No fim, este museu contará com uma exposição permanente pensada em 11 núcleos, que inclui ouro e diamantes do Brasil, moedas e medalhas da Coroa, jóias provenientes das antigas colecções particulares de diferentes membros da família real, salvas e pratas portuguesas quinhentistas, as antigas colecções particulares do rei D. Fernando II e do seu filho D. Luís I, ofertas diplomáticas e até a Baixela Germain, assim designada por ter sido encomendada ao ourives François-Thomas Germain após o terramoto de 1755.

Agora, como um punhal cravado nos cheiros do passado, o Palácio Nacional da Ajuda torna-se um promontório com uma vista larga sobre o futuro, que nos permite calcular bem os passos seguintes na nossa insana corrida atrás da eternidade. Somos já de um tempo que encara com uma certa sobranceria o que ficou para trás, mas esta caixa forte é também um resumo de uma audácia de que hoje, nesta época cheia de complexos, já nem se pode falar.

Foi com os Descobrimentos que começámos a comercializar jóias de todo o mundo. Rui Galopim de Carvalho traça essa rota, dizendo que do Sri Lanka vinham as safiras, da Índia os diamantes. “As pedras confluíam para Goa e vinham para Portugal, mas foi do Brasil que vieram os diamantes.” Agora, sob um forte aparato de segurança, com uma série de medidas de controlo, serão mostrados 900 exemplares de joalharia real, 830 de joias do quotidiano, pratas utilitárias e decorativas, peças de ordens e condecorações, documentação e iconografia.

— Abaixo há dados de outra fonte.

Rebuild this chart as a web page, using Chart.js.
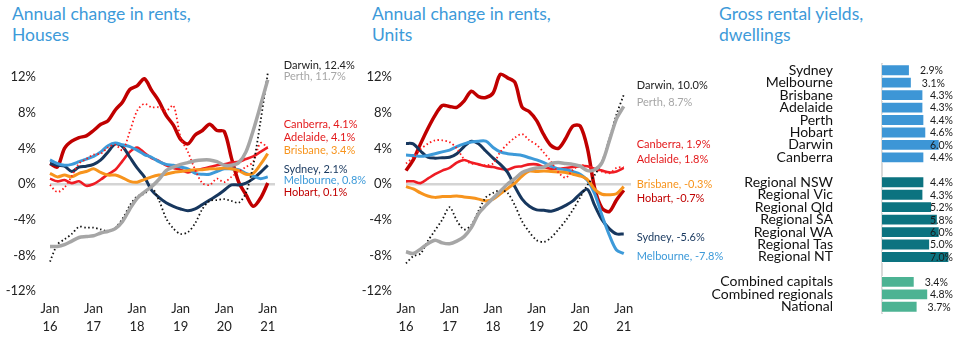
<!DOCTYPE html>
<html>
<head>
<meta charset="utf-8">
<script src="https://cdn.jsdelivr.net/npm/chart.js@4.4.1/dist/chart.umd.min.js"></script>
<style>
  body { margin: 0; background: #fff; width: 961px; height: 343px; overflow: hidden; position: relative; font-family: Lato, "Open Sans", sans-serif; }
  .title { position: absolute; top: 3px; color: #3d9ad9; font-size: 17.5px; line-height: 21px; font-family: Lato, sans-serif; font-weight: 400; }
  canvas { position: absolute; top: 0; }
</style>
</head>
<body>
<div class="title" style="left:12px">Annual change in rents,<br>Houses</div>
<div class="title" style="left:372px">Annual change in rents,<br>Units</div>
<div class="title" style="left:719px">Gross rental yields,<br>dwellings</div>
<canvas id="yields" style="left:700px" width="261" height="343"></canvas>
<canvas id="houses" style="left:0px" width="380" height="343"></canvas>
<canvas id="units" style="left:356px" width="400" height="343"></canvas>
<script>
// months since Jan 2016, every second month
const months = [0, 2, 4, 6, 8, 10, 12, 14, 16, 18, 20, 22, 24, 26, 28, 30, 32, 34, 36, 38, 40, 42, 44, 46, 48, 50, 52, 54, 56, 58, 60]
const yearTicks = [0, 12, 24, 36, 48, 60]
const yearLabels = ["16", "17", "18", "19", "20", "21"]

// Houses, annual change in rents (%)
const housesSydney = [2.3, 2.1, 2.0, 1.4, 1.9, 2.0, 2.2, 2.7, 3.6, 4.5, 4.2, 3.0, 1.8, 0.8, -0.7, -1.5, -2.1, -2.5, -2.8, -3.0, -2.8, -2.3, -1.8, -1.3, -0.7, -0.1, -0.1, 0.1, 0.6, 1.3, 2.1]
const housesMelbourne = [2.7, 2.3, 2.1, 2.2, 2.5, 2.8, 3.1, 3.6, 4.3, 4.6, 4.4, 4.2, 3.8, 3.3, 3.0, 2.5, 2.2, 2.1, 1.9, 1.7, 1.2, 1.1, 1.1, 1.4, 1.7, 1.7, 1.6, 1.2, 0.9, 0.6, 0.8]
const housesBrisbane = [1.2, 0.8, 1.0, 0.8, 1.2, 1.4, 1.7, 1.3, 1.0, 1.0, 0.7, 0.3, 0.2, 0.5, 0.8, 1.0, 1.1, 1.3, 1.4, 1.5, 1.6, 1.6, 1.7, 1.7, 1.8, 1.7, 1.5, 1.1, 1.2, 2.2, 3.4]
const housesAdelaide = [0.6, 0.3, 0.45, 0.1, 0.3, -0.2, 0.0, 0.5, 1.1, 1.6, 2.6, 3.6, 4.1, 3.5, 2.9, 2.6, 2.1, 1.8, 1.6, 1.3, 1.5, 1.7, 1.9, 2.1, 2.2, 2.4, 2.5, 2.8, 3.1, 3.6, 4.1]
const housesPerth = [-7.0, -7.0, -6.8, -6.4, -6.0, -5.9, -5.8, -5.5, -5.3, -5.0, -4.2, -2.8, -1.6, -0.9, -0.3, 0.5, 1.5, 1.9, 2.2, 2.4, 2.6, 2.7, 2.7, 2.5, 2.1, 2.1, 2.4, 3.6, 6.0, 8.8, 11.7]
const housesHobart = [2.3, 1.9, 4.0, 4.8, 5.2, 5.4, 6.0, 6.7, 7.1, 8.3, 9.2, 10.6, 11.0, 11.8, 10.5, 9.3, 7.7, 6.6, 5.0, 4.5, 5.5, 6.0, 6.7, 6.0, 5.9, 2.9, 0.2, -1.2, -2.5, -1.6, 0.1]
const housesDarwin = [-8.7, -6.8, -6.2, -5.6, -4.8, -4.9, -4.9, -5.1, -5.3, -4.9, -3.9, -2.4, -1.4, -1.1, -0.4, -1.8, -3.85, -5.0, -5.6, -5.4, -4.4, -2.8, -1.9, -1.8, -1.7, -1.9, -2.1, -1.0, 2.1, 7.0, 12.4]
const housesCanberra = [-0.1, -0.9, -0.4, 0.9, 2.3, 2.8, 3.3, 3.4, 4.1, 4.4, 3.8, 5.9, 8.2, 9.0, 8.6, 8.6, 8.2, 8.8, 5.2, 3.6, 1.6, 0.1, -0.1, 0.6, 0.2, 0.8, 1.4, 1.9, 2.5, 4.6, 4.1]

// Units, annual change in rents (%)
const unitsSydney = [4.55, 4.5, 3.7, 3.0, 2.9, 2.95, 3.0, 3.4, 4.2, 4.8, 4.5, 3.7, 2.9, 2.2, 1.3, -0.3, -1.7, -2.5, -2.9, -2.95, -3.05, -2.8, -2.4, -1.9, -1.1, -0.6, -2.4, -4.0, -5.0, -5.6, -5.6]
const unitsMelbourne = [3.25, 3.2, 3.1, 3.2, 3.4, 3.6, 3.8, 4.2, 4.5, 4.7, 4.8, 4.8, 4.1, 3.6, 3.4, 3.3, 3.2, 2.95, 2.7, 2.4, 2.0, 1.7, 1.6, 1.4, 1.1, 0.4, -1.1, -3.5, -5.7, -7.4, -7.8]
const unitsBrisbane = [-0.3, -0.55, -1.0, -1.35, -1.5, -1.4, -1.4, -1.35, -1.45, -1.55, -1.7, -1.9, -1.7, -1.1, -0.5, 0.1, 0.9, 1.45, 1.4, 1.45, 1.4, 1.35, 1.3, 1.1, 0.9, 0.5, -0.6, -1.15, -1.2, -1.1, -0.3]
const unitsAdelaide = [0.3, 0.3, 0.1, 0.6, 1.1, 1.5, 1.8, 2.4, 2.7, 2.4, 2.2, 2.0, 1.9, 1.7, 1.6, 1.9, 2.0, 2.2, 2.2, 1.9, 1.7, 1.7, 1.8, 1.9, 2.0, 2.0, 1.7, 1.5, 1.3, 1.4, 1.8]
const unitsPerth = [-7.6, -7.8, -7.3, -6.7, -6.3, -6.6, -6.7, -6.4, -5.9, -4.9, -3.3, -2.4, -1.6, -0.8, 0.0, 0.6, 1.3, 1.6, 1.8, 1.9, 2.3, 2.4, 2.3, 2.2, 2.0, 1.5, 1.6, 2.4, 4.8, 7.3, 8.7]
const unitsHobart = [1.5, 2.7, 4.5, 6.2, 7.7, 8.8, 8.7, 8.6, 9.3, 10.4, 9.8, 9.7, 10.2, 12.3, 11.9, 11.4, 8.6, 8.1, 7.1, 5.5, 4.3, 4.0, 5.1, 6.5, 6.5, 4.0, -0.5, -2.7, -3.1, -1.8, -0.7]
const unitsDarwin = [-8.9, -8.1, -7.8, -6.4, -5.2, -4.0, -2.6, -4.1, -5.1, -4.6, -3.0, -1.5, -1.0, -0.7, -1.0, -2.4, -4.2, -5.4, -6.3, -6.5, -6.0, -5.1, -4.1, -2.9, -1.5, -0.1, 1.0, 2.5, 5.0, 7.8, 10.0]
const unitsCanberra = [2.3, 3.0, 3.9, 4.5, 4.9, 4.9, 4.7, 4.0, 2.8, 2.3, 2.2, 2.1, 2.3, 3.6, 4.5, 5.2, 5.6, 4.9, 4.4, 3.5, 2.5, 1.3, 0.7, 1.6, 2.1, 2.0, 1.6, 1.4, 1.2, 1.8, 1.9]

// end-of-line label anchors (% on the y axis) so the labels do not overlap
const housesLabelAt = { Darwin: 13.3, Perth: 12.1, Canberra: 6.7, Adelaide: 5.2, Brisbane: 3.8, Sydney: 1.6, Melbourne: 0.35, Hobart: -0.9 }
const unitsLabelAt = { Darwin: 11.0, Perth: 9.2, Canberra: 4.4, Adelaide: 2.8, Brisbane: 0.0, Hobart: -1.6, Sydney: -6.0, Melbourne: -8.1 }

// Gross rental yields (%)
const yieldCategories = ["Sydney", "Melbourne", "Brisbane", "Adelaide", "Perth", "Hobart", "Darwin", "Canberra", "",
  "Regional NSW", "Regional Vic", "Regional Qld", "Regional SA", "Regional WA", "Regional Tas", "Regional NT", " ",
  "Combined capitals", "Combined regionals", "National"]
const yieldValues = [2.9, 3.1, 4.3, 4.3, 4.4, 4.6, 6.0, 4.4, null, 4.4, 4.3, 5.2, 5.8, 6.0, 5.0, 7.0, null, 3.4, 4.8, 3.7]
const yieldGroups = ["cap", "cap", "cap", "cap", "cap", "cap", "cap", "cap", "", "reg", "reg", "reg", "reg", "reg", "reg", "reg", "", "comb", "comb", "comb"]

const groupColors = { cap: "#3d96d6", reg: "#0c7380", comb: "#4cb393", "": "#fff" }

const seriesStyle = {
  Sydney: { color: "#17375e", width: 3 },
  Melbourne: { color: "#3d9ad9", width: 3 },
  Brisbane: { color: "#f7941d", width: 3 },
  Adelaide: { color: "#ee1c24", width: 2.6 },
  Perth: { color: "#a6a6a6", width: 3.5 },
  Hobart: { color: "#c00000", width: 3.5 },
  Darwin: { color: "#111111", width: 1.8, dash: [1.5, 2.5] },
  Canberra: { color: "#ff1a1a", width: 1.8, dash: [1.5, 2.5] },
}
const labelColors = { Darwin: "#222222", Perth: "#a6a6a6", Canberra: "#e31a1c", Adelaide: "#e31a1c", Brisbane: "#f7941d", Sydney: "#17375e", Melbourne: "#3d9ad9", Hobart: "#c00000" }

Chart.defaults.font.family = "Lato, 'Open Sans', sans-serif"
Chart.defaults.animation = false

const endLabels = {
  id: "endLabels",
  afterDatasetsDraw(chart, args, opts) {
    const ctx = chart.ctx
    const x = chart.scales.x.getPixelForValue(60) + opts.offset
    ctx.save()
    ctx.font = "11px Lato, sans-serif"
    ctx.textBaseline = "middle"
    chart.data.datasets.forEach((ds) => {
      const y = chart.scales.y.getPixelForValue(opts.at[ds.label])
      const last = ds.data[ds.data.length - 1].y
      ctx.fillStyle = labelColors[ds.label]
      ctx.fillText(ds.label + ", " + last.toFixed(1) + "%", x, y)
    })
    ctx.restore()
  },
}

function makeLineChart(id, series, labelAt, labelOffset, rightPad) {
  const order = ["Perth", "Darwin", "Canberra", "Brisbane", "Melbourne", "Sydney", "Adelaide", "Hobart"]
  const datasets = order.map((name) => ({
    label: name,
    data: months.map((m, i) => ({ x: m, y: series[name][i] })),
    borderColor: seriesStyle[name].color,
    borderWidth: seriesStyle[name].width,
    borderDash: seriesStyle[name].dash || [],
    pointRadius: 0,
    tension: 0.3,
    fill: false,
    clip: 8,
  }))
  return new Chart(document.getElementById(id), {
    type: "line",
    data: { datasets },
    plugins: [endLabels],
    options: {
      responsive: false,
      layout: { padding: { top: 77, right: rightPad, left: 0, bottom: 0 } },
      plugins: {
        legend: { display: false },
        tooltip: { enabled: false },
        endLabels: { at: labelAt, offset: labelOffset },
      },
      scales: {
        x: {
          type: "linear",
          min: 0,
          max: 62,
          afterBuildTicks: (scale) => { scale.ticks = yearTicks.map((v) => ({ value: v })) },
          afterFit: (scale) => { scale.height = 52 },
          grid: { display: false, drawTicks: false },
          border: { display: false },
          ticks: {
            padding: 8,
            maxRotation: 0,
            color: "#222",
            font: { size: 13, lineHeight: 1.45 },
            callback: (v) => ["Jan", yearLabels[yearTicks.indexOf(v)]],
          },
        },
        y: {
          min: -12,
          max: 12,
          afterFit: (scale) => { scale.width = 50 },
          grid: {
            drawTicks: false,
            color: (c) => (c.tick && c.tick.value === 0 ? "#d4d4d4" : "rgba(0,0,0,0)"),
            lineWidth: (c) => (c.tick && c.tick.value === 0 ? 2.5 : 0),
          },
          border: { display: false },
          ticks: {
            stepSize: 4,
            padding: 14,
            color: "#222",
            font: { size: 13 },
            callback: (v) => v + "%",
          },
        },
      },
    },
  })
}

makeLineChart("houses", {
  Sydney: housesSydney, Melbourne: housesMelbourne, Brisbane: housesBrisbane, Adelaide: housesAdelaide,
  Perth: housesPerth, Hobart: housesHobart, Darwin: housesDarwin, Canberra: housesCanberra,
}, housesLabelAt, 16, 105)

makeLineChart("units", {
  Sydney: unitsSydney, Melbourne: unitsMelbourne, Brisbane: unitsBrisbane, Adelaide: unitsAdelaide,
  Perth: unitsPerth, Hobart: unitsHobart, Darwin: unitsDarwin, Canberra: unitsCanberra,
}, unitsLabelAt, 13, 125)

const barValueLabels = {
  id: "barValueLabels",
  afterDatasetsDraw(chart) {
    const ctx = chart.ctx
    const meta = chart.getDatasetMeta(0)
    ctx.save()
    ctx.font = "10.5px Lato, sans-serif"
    ctx.fillStyle = "#1a1a1a"
    ctx.textBaseline = "middle"
    meta.data.forEach((bar, i) => {
      const v = yieldValues[i]
      if (v == null) return
      const text = v.toFixed(1) + "%"
      const w = ctx.measureText(text).width
      const x = Math.min(bar.x + 10, chart.chartArea.right - w - 6)
      ctx.fillText(text, x, bar.y + 0.5)
    })
    ctx.restore()
  },
}

new Chart(document.getElementById("yields"), {
  type: "bar",
  data: {
    labels: yieldCategories,
    datasets: [{
      data: yieldValues,
      backgroundColor: yieldGroups.map((g) => groupColors[g]),
      borderColor: "#ffffff",
      borderWidth: { top: 1, bottom: 1, right: 1, left: 0 },
      borderSkipped: "left",
      barPercentage: 0.95,
      categoryPercentage: 1,
    }],
  },
  plugins: [barValueLabels],
  options: {
    indexAxis: "y",
    responsive: false,
    layout: { padding: { top: 64, bottom: 30, left: 0, right: 2 } },
    plugins: { legend: { display: false }, tooltip: { enabled: false } },
    scales: {
      x: { display: false, min: 0, max: 8 },
      y: {
        afterFit: (scale) => {
          scale.width = 182
          scale.paddingTop = 0
          scale.paddingBottom = 0
        },
        grid: { display: false, drawTicks: false },
        border: { display: true, color: "#d9d9d9", width: 2 },
        ticks: {
          padding: 49,
          color: "#111",
          autoSkip: false,
          font: { size: 14 },
        },
      },
    },
  },
})
</script>
</body>
</html>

A expectativa é que o museu acolha 250 mil visitantes por ano.

E pode ser que o tempo se livre destes vigilantes nocturnos que pretendem que a História seja toda lida segundo uma coacção ao embaraço, perdendo de vista a forma como, para os vivos, a vida parece eterna e eterno cada gesto desenhado com esse fulgor, esculpindo para sempre uma imagem que não pretende ser agradável, mas que, aspirando a uma qualidade épica, pressupõe antes uma vida penetrada de sentido, a respiração do todo ao invés de se remeter meramente a essa era da lamentação elegíaca pela totalidade perdida e que se contenta com simples recapitulações culturais.